- Directed by: Rhys Frake-Waterfield
- Screenplay by: Craig McLearie
- Cinematography: Vince Knight
- Edited by: Rhys Frake-Waterfield Scott Chambers
- Music by: James Cox
- Production company: Dark Abyss Productions
- Distributed by: Uncork'd Entertainment
- Release date: November 2022;
- Running time: 72 minutes

= The Killing Tree (film) =

The Killing Tree is a 2022 British horror film directed by Rhys Frake-Waterfield, from a screenplay by Craig Mclearie. The film follows a serial killer named Clayton Slayter, who is resurrected as a murderous Christmas tree by his widow after being executed by police. The film received negative reviews from critics.

== Plot ==
Widow Morrigan was part of a serial killer couple who murdered several families on Christmas as punishment for not understanding the true meaning of the holiday. Her husband, Clayton Slayter, was arrested and executed after murdering the family of a young girl named Faith, who escaped and reported him to the police. Clayton took all of the blame to save Morrigan. One year later, determined to finish their work, she performs a satanic ritual to bring back her husband. However, as Morrigan performs the ritual wrong, he is reborn as a plastic Christmas tree that Morrigan used as part of the ritual. Furious over being reincarnated as a tree, he kills his wife in a fit of rage. Blaming Faith for their predicament, Clayton heads toward her house to kill her in revenge.

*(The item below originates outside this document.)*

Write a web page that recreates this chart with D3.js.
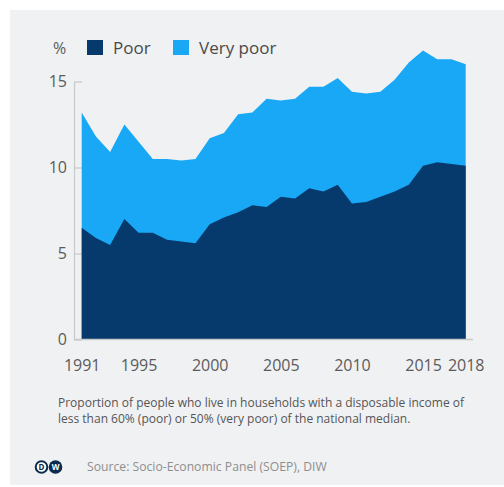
<!DOCTYPE html>
<html>
<head>
<meta charset="utf-8">
<script src="https://cdn.jsdelivr.net/npm/d3@7"></script>
<style>
  html, body { margin: 0; padding: 0; background: #ffffff; }
  svg { display: block; font-family: "Open Sans", sans-serif; }
</style>
</head>
<body>
<svg id="chart" width="504" height="487"></svg>
<script>
// Survey years
const years = [1991, 1992, 1993, 1994, 1995, 1996, 1997, 1998, 1999, 2000,
               2001, 2002, 2003, 2004, 2005, 2006, 2007, 2008, 2009, 2010,
               2011, 2012, 2013, 2014, 2015, 2016, 2017, 2018];

// Share of population, in %
const poorShare = [6.5, 5.9, 5.5, 7.0, 6.2, 6.2, 5.8, 5.7, 5.6, 6.7,
                   7.1, 7.4, 7.8, 7.7, 8.3, 8.2, 8.8, 8.6, 9.0, 7.9,
                   8.0, 8.3, 8.6, 9.0, 10.1, 10.3, 10.2, 10.1];
const veryPoorShare = [13.2, 11.8, 10.9, 12.5, 11.5, 10.5, 10.5, 10.4, 10.5, 11.7,
                       12.0, 13.1, 13.2, 14.0, 13.9, 14.0, 14.7, 14.7, 15.2, 14.4,
                       14.3, 14.4, 15.1, 16.1, 16.8, 16.3, 16.3, 16.0];

const yTicks = [0, 5, 10, 15];
const xTicks = [1991, 1995, 2000, 2005, 2010, 2015, 2018];
const legendLabels = ["Poor", "Very poor"];
const noteLines = [
  "Proportion of people who live in households with a disposable income of",
  "less than 60% (poor) or 50% (very poor) of the national median."
];

const colors = { poor: "#073a6c", veryPoor: "#19a8f5" };

const svg = d3.select("#chart");

// card background
svg.append("rect")
  .attr("x", 10).attr("y", 10)
  .attr("width", 494).attr("height", 475)
  .attr("fill", "#f0f1f3");

const x = d3.scaleLinear().domain([1991, 2018]).range([81.7, 465.7]);
const y = d3.scaleLinear().domain([0, 15]).range([339.5, 81.5]);

const axisX = 74;

// y axis
const yAxis = svg.append("g")
  .attr("transform", `translate(${axisX},0)`)
  .call(d3.axisLeft(y).tickValues(yTicks).tickSize(-8).tickSizeOuter(0).tickPadding(7));
yAxis.select(".domain").attr("stroke", "#c8c9cb").attr("stroke-width", 1.2);
yAxis.selectAll(".tick line").attr("stroke", "#c8c9cb").attr("stroke-width", 1.2);
yAxis.selectAll(".tick text")
  .attr("fill", "#5b5b5b")
  .style("font-size", "16px")
  .style("font-family", "'Open Sans', sans-serif");

const rows = years.map((yr, i) => ({ year: yr, poor: poorShare[i], veryPoor: veryPoorShare[i] }));

// light area (upper series), then dark area over it
svg.append("path")
  .datum(rows)
  .attr("fill", colors.veryPoor)
  .attr("d", d3.area().x(d => x(d.year)).y0(y(0)).y1(d => y(d.veryPoor)));

svg.append("path")
  .datum(rows)
  .attr("fill", colors.poor)
  .attr("d", d3.area().x(d => x(d.year)).y0(y(0)).y1(d => y(d.poor)));

// baseline
svg.append("line")
  .attr("x1", axisX).attr("x2", 473)
  .attr("y1", y(0)).attr("y2", y(0))
  .attr("stroke", "#c8c9cb").attr("stroke-width", 1.5);

// x axis labels
const xAxis = svg.append("g")
  .attr("transform", `translate(0,${y(0)})`)
  .call(d3.axisBottom(x).tickValues(xTicks).tickFormat(d3.format("d")).tickSize(0).tickPadding(20));
xAxis.select(".domain").remove();
xAxis.selectAll(".tick text")
  .attr("fill", "#5b5b5b")
  .style("font-size", "16px")
  .style("font-family", "'Open Sans', sans-serif");

// unit + legend
svg.append("text")
  .attr("x", 53).attr("y", 54)
  .attr("fill", "#5b5b5b")
  .style("font-size", "16px")
  .text("%");

const legend = svg.append("g");
const legendItems = [
  { label: legendLabels[0], color: colors.poor, x: 87 },
  { label: legendLabels[1], color: colors.veryPoor, x: 173 }
];
legendItems.forEach(item => {
  legend.append("rect")
    .attr("x", item.x).attr("y", 40)
    .attr("width", 16).attr("height", 15)
    .attr("fill", item.color);
  legend.append("text")
    .attr("x", item.x + 26).attr("y", 54)
    .attr("fill", "#4a4a4a")
    .style("font-size", "17px")
    .text(item.label);
});

// note, one text element per line
svg.selectAll("text.note")
  .data(noteLines)
  .join("text")
  .attr("class", "note")
  .attr("x", 58)
  .attr("y", (d, i) => 406.5 + i * 16.5)
  .attr("fill", "#555555")
  .style("font-size", "12px")
  .text(d => d);

// DW mark
const logo = svg.append("g");
logo.append("circle").attr("cx", 41.5).attr("cy", 467).attr("r", 5.8)
  .attr("fill", "#ffffff").attr("stroke", "#0a2a4f").attr("stroke-width", 2);
logo.append("circle").attr("cx", 55.5).attr("cy", 467).attr("r", 6.8)
  .attr("fill", "#0a2a4f");
logo.append("text").attr("x", 41.5).attr("y", 470)
  .attr("text-anchor", "middle").attr("fill", "#0a2a4f")
  .style("font-size", "8px").style("font-weight", "bold").text("D");
logo.append("text").attr("x", 55.5).attr("y", 470)
  .attr("text-anchor", "middle").attr("fill", "#ffffff")
  .style("font-size", "8px").style("font-weight", "bold").text("W");

// source
svg.append("text")
  .attr("x", 87).attr("y", 471)
  .attr("fill", "#8e8e8e")
  .style("font-size", "12.2px")
  .text("Source: Socio-Economic Panel (SOEP), DIW");
</script>
</body>
</html>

Meanwhile, Faith tries to cope with the events and decides to throw a Christmas party with her best friend Becky and all her friends. As the Christmas tree gets closer, Faith slowly gets drunk. The tree kills people randomly on its way to the house (such as a drunken man and a married couple) and eventually attacks it. In the end, only Faith survives. When the tree tries to attack her, the spirits of her parents appear in the form of a giant white tree and burn the Christmas tree into a pile of ash with fiery eyes. Faith loses consciousness.

When she wakes up, she is surrounded by her friends. She seems to have dreamed the whole thing and decides to move out of her parents' house. As the group leave the area, a nearby tree opens red glowing eyes.

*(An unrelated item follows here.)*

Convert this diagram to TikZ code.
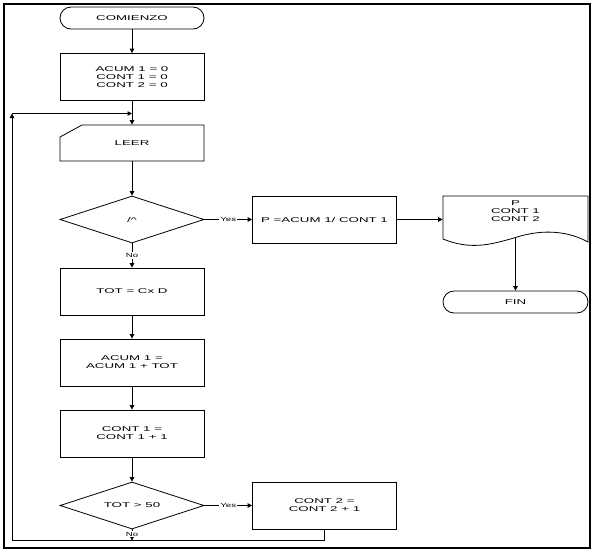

== Production and release ==
The film's effects were created using a combination of practical effects and CGI. Practical scenes involving the tree were achieved with an actor wearing a tree costume.

The film was given a direct-to-video release by Uncork'd Entertainment in November 2022.

== Reception ==
The film largely received negative reviews from critics. Many reviews highlight the poor acting and unattractive effects, as well as the plot. The film has 17% on Rotten Tomatoes from critics.